## PROBLEM
Can you set down, exactly as they appear below, the lines from the opening of the material through the one bearing "import * as", minus the pictures?

═════ RECORDS PROVIDED ═════

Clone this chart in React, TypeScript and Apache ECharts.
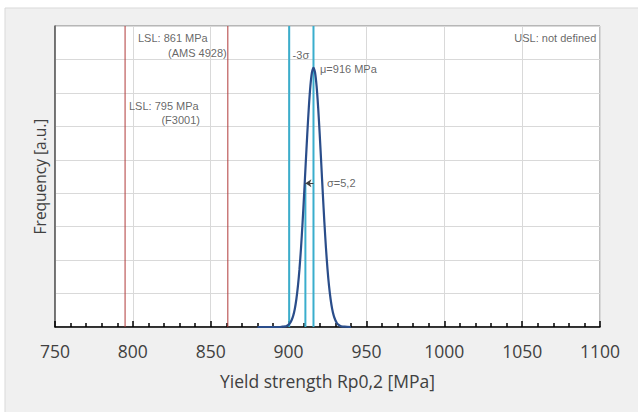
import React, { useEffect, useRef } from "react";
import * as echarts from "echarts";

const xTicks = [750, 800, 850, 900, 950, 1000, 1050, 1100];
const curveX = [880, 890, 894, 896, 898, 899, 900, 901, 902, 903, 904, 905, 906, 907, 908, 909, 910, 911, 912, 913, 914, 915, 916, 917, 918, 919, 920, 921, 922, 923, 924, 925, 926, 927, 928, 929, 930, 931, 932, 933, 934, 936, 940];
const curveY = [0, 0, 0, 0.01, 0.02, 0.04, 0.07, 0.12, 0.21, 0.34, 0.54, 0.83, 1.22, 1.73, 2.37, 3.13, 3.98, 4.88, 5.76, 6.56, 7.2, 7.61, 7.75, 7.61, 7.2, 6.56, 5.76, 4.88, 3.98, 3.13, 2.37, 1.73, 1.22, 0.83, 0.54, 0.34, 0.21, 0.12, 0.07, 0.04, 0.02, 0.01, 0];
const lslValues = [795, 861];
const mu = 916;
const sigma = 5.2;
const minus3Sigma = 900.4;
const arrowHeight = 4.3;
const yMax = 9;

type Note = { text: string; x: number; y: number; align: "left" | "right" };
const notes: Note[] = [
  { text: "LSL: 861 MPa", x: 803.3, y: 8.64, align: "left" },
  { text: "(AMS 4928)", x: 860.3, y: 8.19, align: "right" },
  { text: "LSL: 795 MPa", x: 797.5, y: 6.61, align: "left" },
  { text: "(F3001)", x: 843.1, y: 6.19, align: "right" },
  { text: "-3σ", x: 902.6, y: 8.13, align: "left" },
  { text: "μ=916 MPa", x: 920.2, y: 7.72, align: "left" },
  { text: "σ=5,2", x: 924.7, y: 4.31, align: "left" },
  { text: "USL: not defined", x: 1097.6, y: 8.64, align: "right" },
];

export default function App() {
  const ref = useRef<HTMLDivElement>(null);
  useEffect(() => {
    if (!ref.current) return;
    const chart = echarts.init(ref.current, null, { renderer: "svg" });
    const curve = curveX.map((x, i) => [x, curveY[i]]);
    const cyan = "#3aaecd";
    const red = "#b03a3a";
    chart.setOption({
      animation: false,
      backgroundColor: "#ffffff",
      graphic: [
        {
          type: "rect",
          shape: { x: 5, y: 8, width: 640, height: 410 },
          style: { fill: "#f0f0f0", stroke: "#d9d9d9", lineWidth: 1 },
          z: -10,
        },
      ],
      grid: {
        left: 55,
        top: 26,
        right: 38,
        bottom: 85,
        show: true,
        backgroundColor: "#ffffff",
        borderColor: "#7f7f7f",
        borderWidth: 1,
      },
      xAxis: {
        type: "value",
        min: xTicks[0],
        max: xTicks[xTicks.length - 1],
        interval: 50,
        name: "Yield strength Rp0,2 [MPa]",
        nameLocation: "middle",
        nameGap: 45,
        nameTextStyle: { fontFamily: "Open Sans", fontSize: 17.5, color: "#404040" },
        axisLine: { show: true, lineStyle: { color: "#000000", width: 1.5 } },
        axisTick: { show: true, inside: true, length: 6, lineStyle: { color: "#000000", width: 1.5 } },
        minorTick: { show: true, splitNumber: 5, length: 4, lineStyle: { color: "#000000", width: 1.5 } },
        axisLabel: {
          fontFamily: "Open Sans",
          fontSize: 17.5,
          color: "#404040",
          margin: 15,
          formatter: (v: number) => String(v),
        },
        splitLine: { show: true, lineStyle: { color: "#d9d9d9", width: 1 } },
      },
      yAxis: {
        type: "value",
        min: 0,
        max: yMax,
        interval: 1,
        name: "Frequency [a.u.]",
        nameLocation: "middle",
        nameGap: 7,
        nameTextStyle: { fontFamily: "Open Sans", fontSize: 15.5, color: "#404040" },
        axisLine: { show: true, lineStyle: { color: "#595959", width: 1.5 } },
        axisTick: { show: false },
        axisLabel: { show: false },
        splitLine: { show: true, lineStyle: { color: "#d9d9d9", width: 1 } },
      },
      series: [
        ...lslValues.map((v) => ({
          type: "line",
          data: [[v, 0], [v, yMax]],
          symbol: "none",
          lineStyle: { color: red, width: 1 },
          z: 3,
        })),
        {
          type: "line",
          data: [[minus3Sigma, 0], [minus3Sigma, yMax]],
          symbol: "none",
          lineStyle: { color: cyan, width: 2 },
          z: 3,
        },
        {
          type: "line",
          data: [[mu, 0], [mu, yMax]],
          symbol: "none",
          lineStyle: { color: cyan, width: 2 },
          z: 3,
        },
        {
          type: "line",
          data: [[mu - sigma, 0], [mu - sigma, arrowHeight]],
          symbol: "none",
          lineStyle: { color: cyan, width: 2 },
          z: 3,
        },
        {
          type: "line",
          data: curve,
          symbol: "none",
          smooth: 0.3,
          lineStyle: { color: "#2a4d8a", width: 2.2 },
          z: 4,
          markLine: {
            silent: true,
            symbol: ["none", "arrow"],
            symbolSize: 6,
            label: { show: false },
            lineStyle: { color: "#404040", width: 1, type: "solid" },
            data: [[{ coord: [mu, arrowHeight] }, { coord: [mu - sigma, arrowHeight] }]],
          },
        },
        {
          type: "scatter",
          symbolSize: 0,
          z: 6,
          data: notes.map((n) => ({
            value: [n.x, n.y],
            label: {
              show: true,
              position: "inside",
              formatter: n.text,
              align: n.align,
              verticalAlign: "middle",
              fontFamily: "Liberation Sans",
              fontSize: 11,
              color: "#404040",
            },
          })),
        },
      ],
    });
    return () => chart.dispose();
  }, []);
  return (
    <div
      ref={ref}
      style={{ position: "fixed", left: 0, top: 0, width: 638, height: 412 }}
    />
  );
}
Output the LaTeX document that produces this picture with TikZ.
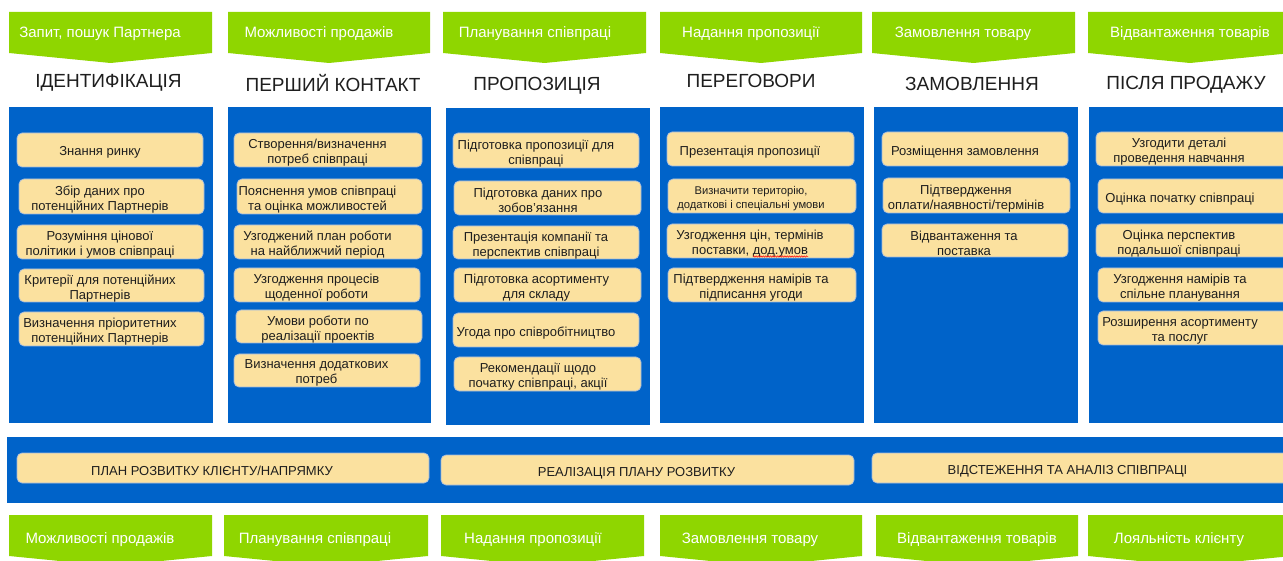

═════

## COMPLETE ANSWER
Clone this chart in React, TypeScript and Apache ECharts.
import React, { useEffect, useRef } from "react";
import * as echarts from "echarts";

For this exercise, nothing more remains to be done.